MACC Commissioner Datuk Seri Azam Baki has stated that often public servants responsible for causing financial losses are found to have taken orders from their higher-ups, including ministers and politicians. However, when these public servants are apprehended, their bosses who gave the instructions are often nowhere to be seen, leaving them to fend for themselves. Such public servants are torn between doing the right thing and taking orders from their superior.

Some public servants, ministers and politicians use power, opportunity, pressure and rationalisation factors to perpetrate corruption. The Director-General of the Public Service Department (KPPA) needs to be aware of these risks and should consider strengthening the existing internal control policies and best practice to address these problems.

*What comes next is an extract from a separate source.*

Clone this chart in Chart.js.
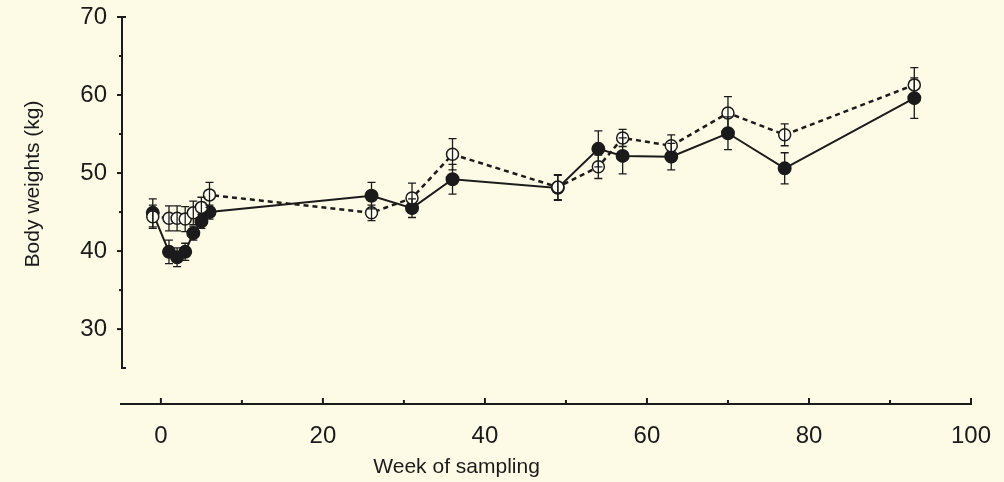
<!DOCTYPE html>
<html>
<head>
<meta charset="utf-8">
<script src="https://cdn.jsdelivr.net/npm/chart.js@4"></script>
<style>
	html, body { margin: 0; padding: 0; background: #fdfbe5; }
	#wrap { width: 1004px; height: 482px; position: relative; }
</style>
</head>
<body>
<div id="wrap"><canvas id="body_weights"></canvas></div>
<script>
// weeks of sampling
const weeks = [-1, 1, 2, 3, 4, 5, 6, 26, 31, 36, 49, 54, 57, 63, 70, 77, 93];
// filled circles, solid line
const filledMean = [44.9, 39.9, 39.2, 39.9, 42.3, 43.8, 45.0, 47.1, 45.5, 49.2, 48.1, 53.1, 52.2, 52.1, 55.1, 50.6, 59.6];
const filledErr = [1.8, 1.5, 1.2, 1.1, 0.9, 0.9, 0.9, 1.7, 1.2, 1.9, 1.6, 2.3, 2.3, 1.7, 2.1, 2.0, 2.6];
// open circles, dashed line
const openMean = [44.4, 44.2, 44.2, 44.1, 44.9, 45.6, 47.2, 44.9, 46.8, 52.4, 48.2, 50.8, 54.5, 53.5, 57.7, 54.9, 61.3];
const openErr = [1.5, 1.6, 1.6, 1.6, 1.5, 1.3, 1.6, 1.0, 1.9, 2.0, 1.6, 1.5, 1.1, 1.4, 2.1, 1.4, 2.2];
// tick labels
const xTicks = [0, 20, 40, 60, 80, 100];
const xMinor = [10, 30, 50, 70, 90];
const yTicks = [30, 40, 50, 60, 70];
const yMinor = [35, 45, 55, 65];
const xTitle = 'Week of sampling';
const yTitle = 'Body weights (kg)';

const INK = '#1b1b1b';
const FONT = "'Liberation Sans', Arial, Helvetica, sans-serif";

const toPoints = (means, errs) => weeks.map((w, i) => ({ x: w, y: means[i], err: errs[i] }));

// error bars, split axes and axis titles (placed like the original figure)
const figurePlugin = {
	id: 'figure',
	afterDatasetsDraw(chart) {
		const ctx = chart.ctx;
		const xs = chart.scales.x;
		const ys = chart.scales.y;
		ctx.save();
		ctx.strokeStyle = INK;
		ctx.lineWidth = 1.3;
		chart.data.datasets.forEach(ds => {
			ds.data.forEach(p => {
				const px = xs.getPixelForValue(p.x);
				const top = ys.getPixelForValue(p.y + p.err);
				const bot = ys.getPixelForValue(p.y - p.err);
				ctx.beginPath();
				ctx.moveTo(px, top);
				ctx.lineTo(px, bot);
				ctx.moveTo(px - 4, top);
				ctx.lineTo(px + 4, top);
				ctx.moveTo(px - 4, bot);
				ctx.lineTo(px + 4, bot);
				ctx.stroke();
			});
		});

		ctx.lineWidth = 2;
		// y axis
		const ax = xs.left;
		const yTop = ys.getPixelForValue(70);
		const yBot = ys.getPixelForValue(25);
		ctx.beginPath();
		ctx.moveTo(ax + 4, yTop);
		ctx.lineTo(ax, yTop);
		ctx.lineTo(ax, yBot);
		ctx.lineTo(ax + 4, yBot);
		ctx.stroke();
		yTicks.forEach(v => {
			const py = ys.getPixelForValue(v);
			ctx.beginPath();
			ctx.moveTo(ax - 5, py);
			ctx.lineTo(ax, py);
			ctx.stroke();
		});
		yMinor.forEach(v => {
			const py = ys.getPixelForValue(v);
			ctx.beginPath();
			ctx.moveTo(ax - 3, py);
			ctx.lineTo(ax, py);
			ctx.stroke();
		});
		// x axis
		const ay = ys.bottom;
		ctx.beginPath();
		ctx.moveTo(xs.left - 2, ay);
		ctx.lineTo(xs.getPixelForValue(100), ay);
		ctx.lineTo(xs.getPixelForValue(100), ay - 6);
		ctx.stroke();
		xTicks.forEach(v => {
			const px = xs.getPixelForValue(v);
			ctx.beginPath();
			ctx.moveTo(px, ay);
			ctx.lineTo(px, ay - 6);
			ctx.stroke();
		});
		xMinor.forEach(v => {
			const px = xs.getPixelForValue(v);
			ctx.beginPath();
			ctx.moveTo(px, ay);
			ctx.lineTo(px, ay - 4);
			ctx.stroke();
		});

		// titles
		ctx.fillStyle = INK;
		ctx.font = '21px ' + FONT;
		ctx.textAlign = 'center';
		ctx.textBaseline = 'middle';
		ctx.fillText(xTitle, xs.getPixelForValue(36.5), 467);
		ctx.translate(33, ys.getPixelForValue(48.6));
		ctx.rotate(-Math.PI / 2);
		ctx.fillText(yTitle, 0, 0);
		ctx.restore();
	}
};

const data_weights = {
	datasets: [
		{
			label: 'open',
			data: toPoints(openMean, openErr),
			borderColor: INK,
			borderWidth: 2.5,
			borderDash: [5, 4],
			backgroundColor: '#fffff4',
			pointBorderColor: INK,
			pointBorderWidth: 1.5,
			pointRadius: 6,
			pointHoverRadius: 6,
			tension: 0,
		},
		{
			label: 'filled',
			data: toPoints(filledMean, filledErr),
			borderColor: INK,
			borderWidth: 2,
			backgroundColor: INK,
			pointBorderColor: INK,
			pointRadius: 6,
			pointHoverRadius: 6,
			tension: 0,
		},
	]
};

const config_weights = {
	type: 'line',
	data: data_weights,
	plugins: [figurePlugin],
	options: {
		responsive: true,
		maintainAspectRatio: false,
		animation: false,
		layout: {
			padding: { top: 17, right: 33 }
		},
		plugins: {
			legend: { display: false },
			title: { display: false },
			tooltip: { enabled: false }
		},
		scales: {
			x: {
				type: 'linear',
				min: -4.8,
				max: 100,
				afterBuildTicks: scale => { scale.ticks = xTicks.map(v => ({ value: v })); },
				afterFit: scale => {
					scale.height = 78;
					scale.paddingLeft = 0;
					scale.paddingRight = 0;
				},
				border: { display: false },
				grid: { display: false, drawTicks: false },
				ticks: {
					padding: 18,
					maxRotation: 0,
					color: INK,
					font: { family: FONT, size: 24 }
				},
				title: { display: false }
			},
			y: {
				type: 'linear',
				min: 20.4,
				max: 70,
				afterBuildTicks: scale => { scale.ticks = yTicks.map(v => ({ value: v })); },
				afterFit: scale => {
					scale.width = 122;
					scale.paddingTop = 0;
					scale.paddingBottom = 0;
				},
				border: { display: false },
				grid: { display: false, drawTicks: false },
				ticks: {
					padding: 15,
					color: INK,
					font: { family: FONT, size: 24 }
				},
				title: { display: false }
			}
		}
	}
};

const body_weights = new Chart(
	document.getElementById('body_weights'),
	config_weights
);
</script>
</body>
</html>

Public servants should at all times know that they are protected when discharging their rightful duties and be able to exercise their right to ignore politicians who try to interfere in their work, especially when the request is contrary to the civil service code of conduct and not in accordance with the law.

Hence, the law should get to the root of the case and nail both the master and the executor. It is only fair that those who ordered such expenditure, which led to financial losses to the Government, be held responsible and face the consequences too.

A few years ago, the former Auditor General Tan Sri Ambrin Buang stated that giving oral warnings to erring public servants is not sufficient. The guilty are not punished and escaped disciplinary actions. He predicted that up to 30% of Malaysia’s public sector project value was lost owing to mismanagement and corruption. Imagine the amount of savings that can be achieved or new projects that could be implemented if this 30% loss was effectively addressed.

Azam further stated that corruption cases involving leakages in Government procurement are seen to be increasingly critical. Without revealing more, he said that 50% of such cases involved Government agencies. Transparency International last year estimated that bribery and corruption can cost between 10% and 50% of a public contract’s value.

This, according to UNDP further erodes the trust that should be found between the public buyer and private suppliers.

The MACC is keen to have the “Misconduct in Public Office” provision inserted in the MACC Act 2009. It is worth noting that when the Section 17A amendment was tabled and debated in Parliament in 2018, it received strong bipartisan support from our Parliamentarians. It is hoped that the “Misconduct in Public Office” provision will receive similar support from the Cabinet and unilateral backing in Parliament.

With this new provision, the Government will be better equipped to reduce fraud, leakages and wastage of public funds. Given the financial challenges the current pandemic has placed on Government finances, the need for this provision to be supported and passed soon is abundantly clear. – March 21, 2021


Datuk Seri Akhbar Satar is the professional chair of HELP University’s Institute of Crime and Criminology.

The views expressed are solely of the author and do not necessarily reflect those of Focus Malaysia.